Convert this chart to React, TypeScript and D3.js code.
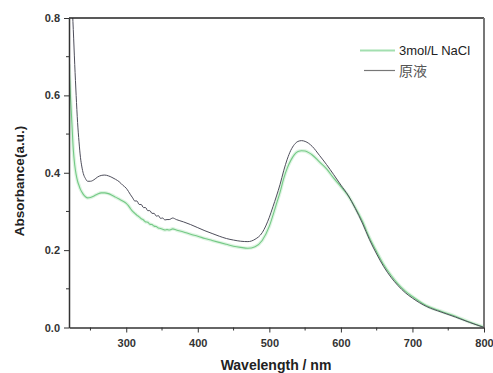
import React, { useEffect, useRef } from 'react';
import * as d3 from 'd3';

// wavelength grid (nm) shared by both spectra
const wavelength = [
  220, 222, 224, 226, 228, 230, 232, 234, 236, 238, 240, 243, 246, 250, 255, 260, 265, 270, 275, 280,
  285, 290, 295, 300, 303, 306, 309, 312, 315, 318, 321, 324, 327, 330, 333, 336, 339, 342, 345, 348,
  351, 354, 357, 360, 365, 370, 380, 390, 400, 410, 420, 430, 440, 450, 460, 470, 480, 490, 500, 505,
  510, 515, 520, 525, 530, 535, 540, 545, 550, 555, 560, 570, 580, 590, 600, 610, 620, 630, 640, 650,
  660, 670, 680, 690, 700, 720, 740, 760, 780, 800,
];

// 原液
const absRaw = [
  0.98, 0.92, 0.85, 0.77, 0.68, 0.6, 0.53, 0.48, 0.44, 0.415, 0.398, 0.385, 0.378, 0.378, 0.382, 0.389, 0.393, 0.394, 0.392, 0.388,
  0.383, 0.377, 0.368, 0.36, 0.352, 0.343, 0.335, 0.327, 0.327, 0.318, 0.318, 0.31, 0.31, 0.302, 0.302, 0.295, 0.295, 0.288, 0.289, 0.282,
  0.283, 0.278, 0.279, 0.279, 0.283, 0.279, 0.273, 0.266, 0.258, 0.25, 0.243, 0.236, 0.23, 0.226, 0.223, 0.222, 0.228, 0.245, 0.285, 0.312,
  0.34, 0.37, 0.405, 0.435, 0.458, 0.473, 0.481, 0.483, 0.481, 0.476, 0.468, 0.445, 0.421, 0.395, 0.368, 0.342, 0.308, 0.27, 0.227, 0.19,
  0.157, 0.13, 0.108, 0.09, 0.076, 0.054, 0.04, 0.027, 0.013, 0.0,
];

// 3mol/L NaCl
const absNaCl = [
  0.68, 0.6, 0.53, 0.46, 0.42, 0.395, 0.378, 0.367, 0.357, 0.35, 0.344, 0.338, 0.335, 0.336, 0.34, 0.345, 0.348, 0.348, 0.346, 0.342,
  0.337, 0.332, 0.327, 0.321, 0.315, 0.307, 0.3, 0.295, 0.29, 0.286, 0.281, 0.278, 0.273, 0.272, 0.267, 0.266, 0.262, 0.261, 0.257, 0.256,
  0.254, 0.252, 0.253, 0.252, 0.255, 0.252, 0.247, 0.241, 0.236, 0.23, 0.225, 0.22, 0.215, 0.21, 0.207, 0.205, 0.209, 0.225, 0.262, 0.29,
  0.32, 0.35, 0.385, 0.412, 0.432, 0.447, 0.455, 0.457, 0.456, 0.452, 0.446, 0.428, 0.41, 0.386, 0.364, 0.341, 0.31, 0.275, 0.232, 0.196,
  0.162, 0.135, 0.112, 0.094, 0.08, 0.056, 0.042, 0.029, 0.014, 0.001,
];

const xTicks = [300, 400, 500, 600, 700, 800];
const xMinorTicks = [250, 350, 450, 550, 650, 750];
const yTicks = [0, 0.2, 0.4, 0.6, 0.8];
const yMinorTicks = [0.1, 0.3, 0.5, 0.7];

const App = () => {
  const chartRef = useRef<SVGSVGElement>(null);

  useEffect(() => {
    const width = 493;
    const height = 373;
    const margin = { top: 18, right: 9, bottom: 45.5, left: 69 };
    const chartWidth = width - margin.left - margin.right;
    const chartHeight = height - margin.top - margin.bottom;

    const svg = d3.select(chartRef.current);
    svg.selectAll('*').remove();

    const xScale = d3.scaleLinear().domain([220, 800]).range([0, chartWidth]);
    const yScale = d3.scaleLinear().domain([0, 0.8]).range([chartHeight, 0]);

    const chart = svg.append('g').attr('transform', `translate(${margin.left}, ${margin.top})`);

    chart.append('clipPath').attr('id', 'plot-clip')
      .append('rect').attr('width', chartWidth).attr('height', chartHeight);

    const line = d3.line<number>()
      .x((d, i) => xScale(wavelength[i]))
      .y((d) => yScale(d))
      .curve(d3.curveMonotoneX);

    const plot = chart.append('g').attr('clip-path', 'url(#plot-clip)');

    // green halo + line
    plot.append('path').attr('d', line(absNaCl)).attr('fill', 'none')
      .attr('stroke', '#d6f1db').attr('stroke-width', 3.5).attr('opacity', 0.8);
    plot.append('path').attr('d', line(absNaCl)).attr('fill', 'none')
      .attr('stroke', '#74c985').attr('stroke-width', 1.1);
    plot.append('path').attr('d', line(absRaw)).attr('fill', 'none')
      .attr('stroke', '#4d4d5a').attr('stroke-width', 1);

    // frame: top and right
    chart.append('line').attr('x1', 0).attr('x2', chartWidth).attr('y1', 0).attr('y2', 0)
      .attr('stroke', '#222').attr('stroke-width', 1.5);
    chart.append('line').attr('x1', chartWidth).attr('x2', chartWidth).attr('y1', 0).attr('y2', chartHeight)
      .attr('stroke', '#777').attr('stroke-width', 2);

    // x axis
    const xAxis = chart.append('g').attr('transform', `translate(0, ${chartHeight})`);
    xAxis.call(d3.axisBottom(xScale).tickValues(xTicks).tickSize(5).tickSizeOuter(0).tickFormat(d3.format('d')));
    xAxis.append('g').selectAll('line').data(xMinorTicks).enter().append('line')
      .attr('x1', (d) => xScale(d)).attr('x2', (d) => xScale(d)).attr('y1', 0).attr('y2', 3)
      .attr('stroke', '#333');
    xAxis.select('.domain').attr('stroke', '#333').attr('stroke-width', 1.5);
    xAxis.selectAll('.tick line').attr('stroke', '#333');
    xAxis.selectAll('text').attr('font-family', 'Arial, "Liberation Sans", sans-serif')
      .attr('font-weight', 'bold').attr('font-size', 11).attr('fill', '#333').attr('dy', '1.05em');

    // y axis
    const yAxis = chart.append('g');
    yAxis.call(d3.axisLeft(yScale).tickValues(yTicks).tickSize(5).tickSizeOuter(0).tickFormat(d3.format('.1f')));
    yAxis.append('g').selectAll('line').data(yMinorTicks).enter().append('line')
      .attr('x1', 0).attr('x2', -3).attr('y1', (d) => yScale(d)).attr('y2', (d) => yScale(d))
      .attr('stroke', '#333');
    yAxis.select('.domain').attr('stroke', '#333').attr('stroke-width', 1.5);
    yAxis.selectAll('.tick line').attr('stroke', '#333');
    yAxis.selectAll('text').attr('font-family', 'Arial, "Liberation Sans", sans-serif')
      .attr('font-weight', 'bold').attr('font-size', 11).attr('fill', '#333').attr('x', -9);

    // axis titles
    svg.append('text').attr('x', 276).attr('y', 370).attr('text-anchor', 'middle')
      .attr('font-family', 'Arial, "Liberation Sans", sans-serif').attr('font-weight', 'bold')
      .attr('font-size', 14).attr('fill', '#222').text('Wavelength / nm');
    svg.append('text').attr('transform', 'translate(24, 181) rotate(-90)').attr('text-anchor', 'middle')
      .attr('font-family', 'Arial, "Liberation Sans", sans-serif').attr('font-weight', 'bold')
      .attr('font-size', 13.5).attr('fill', '#222').text('Absorbance(a.u.)');

    // legend
    const legend = svg.append('g');
    legend.append('line').attr('x1', 360).attr('x2', 395).attr('y1', 50.5).attr('y2', 50.5)
      .attr('stroke', '#a3dfb0').attr('stroke-width', 2);
    legend.append('text').attr('x', 399).attr('y', 55).attr('font-family', 'Arial, "Liberation Sans", sans-serif')
      .attr('font-size', 13).attr('fill', '#222').text('3mol/L NaCl');
    legend.append('line').attr('x1', 364).attr('x2', 395).attr('y1', 70.5).attr('y2', 70.5)
      .attr('stroke', '#777').attr('stroke-width', 1.2);
    legend.append('text').attr('x', 399).attr('y', 76).attr('font-family', '"Noto Sans CJK SC", sans-serif')
      .attr('font-size', 14).attr('fill', '#555').text('原液');
  }, []);

  return (
    <svg
      ref={chartRef}
      width={493}
      height={373}
      style={{ position: 'absolute', left: 0, top: 0, background: '#fff' }}
    />
  );
};

export default App;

=-=-=

Please extract exactly the lines of the data, from the first through the line containing "import * as d3 from 'd3';", and add no pictures to the copy.

§ **Exercise answer**:
Convert this chart to React, TypeScript and D3.js code.
import React, { useEffect, useRef } from 'react';
import * as d3 from 'd3';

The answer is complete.